Photo Courtesy: Newstimes.com
There was a time when the typical response to a funeral for a police officer who committed suicide was “What funeral?”
Few officers would attend such a service, and those who did often left their uniforms at the station. There was no color guard or burial with departmental honors.
“The theory was that you were glorifying suicide,” said Danbury (CT) police Chief Patrick Ridenhour, a 29-year veteran. “The old-school mentality was that it was the easy way out.”
There was no sense that either of those two things was the case on Friday, at the end of a difficult week for the Danbury Police Department, which lost a 38-year-old sergeant to suicide.
At mid-morning, a half-mile of Main Street kept solemn silence as a color guard and a block-long column of police officers stood witness, with military-style reverence, to the death of the old school.
“Now we realize that was wrong, and that the officer suffered from an illness,” Ridenhour said. “We realize now that how (officers) die is irrelevant with regard to how we honor their life and service to the community.”
The chief’s comments, backed by a national police suicide prevention group and by a leader in the Connecticut Police Chiefs Association, reflect an increasing awareness here and across the country of the need to support officers’ mental wellness.

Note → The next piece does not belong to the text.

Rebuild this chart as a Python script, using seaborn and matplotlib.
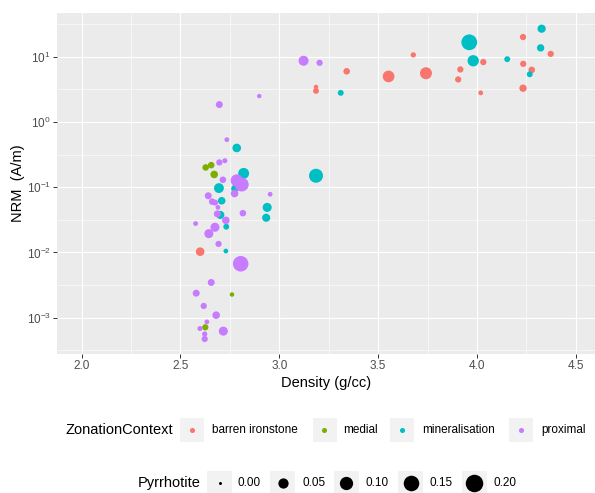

The U.S. Attorney’s Office in Connecticut plans to encourage officer wellness programs and suicide prevention initiatives this month.
“The hard truth is that every year far more police officers take their own lives than are killed in the line of duty by criminals,” U.S. Attorney Deirdre Daly said in a prepared statement. “Police work draws people of exceptional courage and humility, but far too many officers suffer in silence, unable to seek the help they need.”
The truth is that for police suicides unanswered questions are the norm.
“We did a study in 2012 and in 85 percent of officer suicides there was no reason,” said Ron Clark, a retired Connecticut State Police sergeant who helps run Badge of Life, a national police suicide prevention nonprofit based in Middlebury. “No suicide note. Nobody saw it coming.”
Clark says the nationwide average of 130 police suicides a year is far too high for a profession that screens candidates with psychological and background checks to insure good mental health at the time they’re hired.
His hope, as it is with every police suicide, is that dialogue in the Danbury and nearby departments will not only raise awareness about officer wellness but will lead to preventive action – such as officers getting annual mental health checkups.
“In my time, we wouldn’t have even been talking about this,” Clark said of law enforcement a generation ago. “But you can’t deal with a problem unless you know what type of problem you have.”